Separate the package installation phase from the execution phase

Don’t let agents install and run in a single step. The install phase should fetch and verify packages against an allowlist or lockfile, and the execution phase should run in a sandboxed environment built from what was installed. You don’t npm install at runtime in production, and your agent shouldn’t either.

Design for the agent not knowing what it doesn’t know

A human developer might hesitate before installing a package they’ve never heard of, but an agent will install whatever it thinks solves the task. Require packages to come from a vetted list, flag new dependencies for human review, and reject packages below a popularity or age threshold.

Treat every MCP server and plugin as a dependency

If your system connects to MCP servers, installs skills, or loads plugins, those are dependencies with the same risk profile as npm packages. Pin versions, verify provenance where possible, and audit what they do at install and runtime. Calling them “tools” or “skills” instead of “packages” doesn’t change the threat model.

Don’t give agents ambient credentials

Agents that inherit the developer’s shell environment get their SSH keys, API tokens, cloud credentials, and registry auth tokens, and a malicious package installed by the agent can read all of it. Provision agents with scoped, short-lived credentials that only cover what the current task requires. If your agent doesn’t need to push to a registry, it shouldn’t have a registry auth token in its environment.

Assume your agent will be prompted to install something malicious

Attackers will try to get your agent to install a bad package, and sometimes they’ll succeed. Design your system so that a single malicious install can’t exfiltrate credentials, can’t persist across tasks, can’t modify other agents’ environments, and can’t propagate to downstream systems. The blast radius of a compromised dependency should be one sandboxed task.

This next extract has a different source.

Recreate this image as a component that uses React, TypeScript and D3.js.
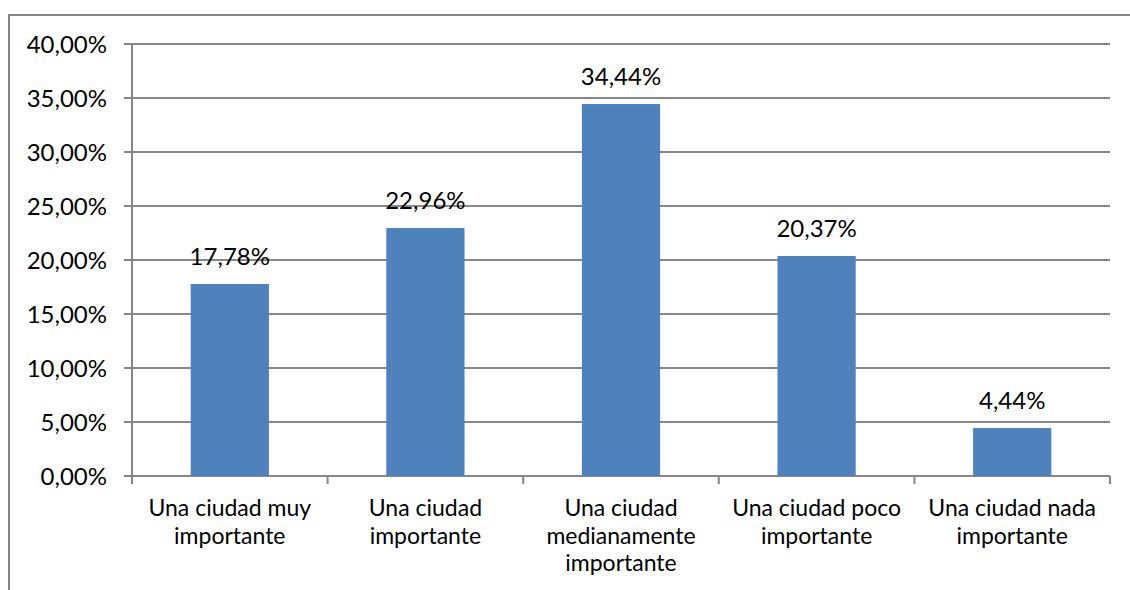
import React from "react";
import * as d3 from "d3";

const categories: string[] = [
  "Una ciudad muy|importante",
  "Una ciudad|importante",
  "Una ciudad|medianamente|importante",
  "Una ciudad poco|importante",
  "Una ciudad nada|importante",
];
const values: number[] = [17.78, 22.96, 34.44, 20.37, 4.44];
const yTicks: number[] = [0, 5, 10, 15, 20, 25, 30, 35, 40];

const W = 1130;
const H = 590;
const M = { left: 132, right: 1110, top: 44, bottom: 476 };
const FONT = "Lato, 'Open Sans', sans-serif";
const GRID = "#878787";
const BAR = "#4F81BD";

const fmt = (v: number, d: number) => v.toFixed(d).replace(".", ",") + "%";

export default function App() {
  const x = d3
    .scaleBand<number>()
    .domain(d3.range(categories.length))
    .range([M.left, M.right])
    .paddingInner(0.6)
    .paddingOuter(0.3);
  const y = d3.scaleLinear().domain([0, 40]).range([M.bottom, M.top]);
  const step = (M.right - M.left) / categories.length;

  return (
    <svg
      width={W}
      height={H}
      style={{ position: "absolute", left: 0, top: 0, background: "#fff" }}
    >
      <rect x={0} y={0} width={W} height={H} fill="#fff" />
      <rect x={9} y={15} width={W + 20} height={H + 20} fill="none" stroke={GRID} strokeWidth={2} />
      {yTicks.map((t) => (
        <g key={t}>
          <line x1={M.left - 8} x2={M.right} y1={y(t)} y2={y(t)} stroke={GRID} strokeWidth={2} />
          <text
            x={107}
            y={y(t)}
            dy="0.36em"
            textAnchor="end"
            fontFamily={FONT}
            fontSize={24}
            fill="#000"
          >
            {fmt(t, 2)}
          </text>
        </g>
      ))}
      <line x1={M.left} x2={M.left} y1={M.top} y2={M.bottom + 8} stroke={GRID} strokeWidth={2} />
      {d3.range(categories.length + 1).map((i) => (
        <line
          key={i}
          x1={M.left + i * step}
          x2={M.left + i * step}
          y1={M.bottom}
          y2={M.bottom + 8}
          stroke={GRID}
          strokeWidth={2}
        />
      ))}
      {values.map((v, i) => (
        <g key={i}>
          <rect
            x={x(i)!}
            y={y(v)}
            width={x.bandwidth()}
            height={y(0) - y(v)}
            fill={BAR}
          />
          <text
            x={x(i)! + x.bandwidth() / 2}
            y={y(v) - 19}
            textAnchor="middle"
            fontFamily={FONT}
            fontSize={24}
            fill="#000"
          >
            {fmt(v, 2)}
          </text>
        </g>
      ))}
      {categories.map((c, i) => (
        <text
          key={i}
          x={x(i)! + x.bandwidth() / 2}
          textAnchor="middle"
          fontFamily={FONT}
          fontSize={23}
          fill="#000"
        >
          {c.split("|").map((line, j) => (
            <tspan key={j} x={x(i)! + x.bandwidth() / 2} y={516 + j * 27.5}>
              {line}
            </tspan>
          ))}
        </text>
      ))}
    </svg>
  );
}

Build a dependency audit trail

Every package your agent installs, every version it resolves, every registry it queries should be logged and attributable to a specific task. When something goes wrong, you need to answer: which agent installed this, when, why, and what else did it touch? Traditional SCA tools can scan the result, but you also need the provenance of how that result was assembled, the same way you’d want reproducible builds.

Don’t forget about dependencies after installation

Agents are good at installing packages and bad at revisiting them. A dependency an agent pulled in six months ago to fix a one-off task is still in the tree, still getting loaded, and nobody has checked whether it’s been flagged since. Human developers at least occasionally see Dependabot PRs or hear about compromised packages through the grapevine. Agents don’t have a grapevine. If your platform lets agents add dependencies, it also needs a mechanism for surfacing when those dependencies go stale, get deprecated, or turn up in vulnerability databases.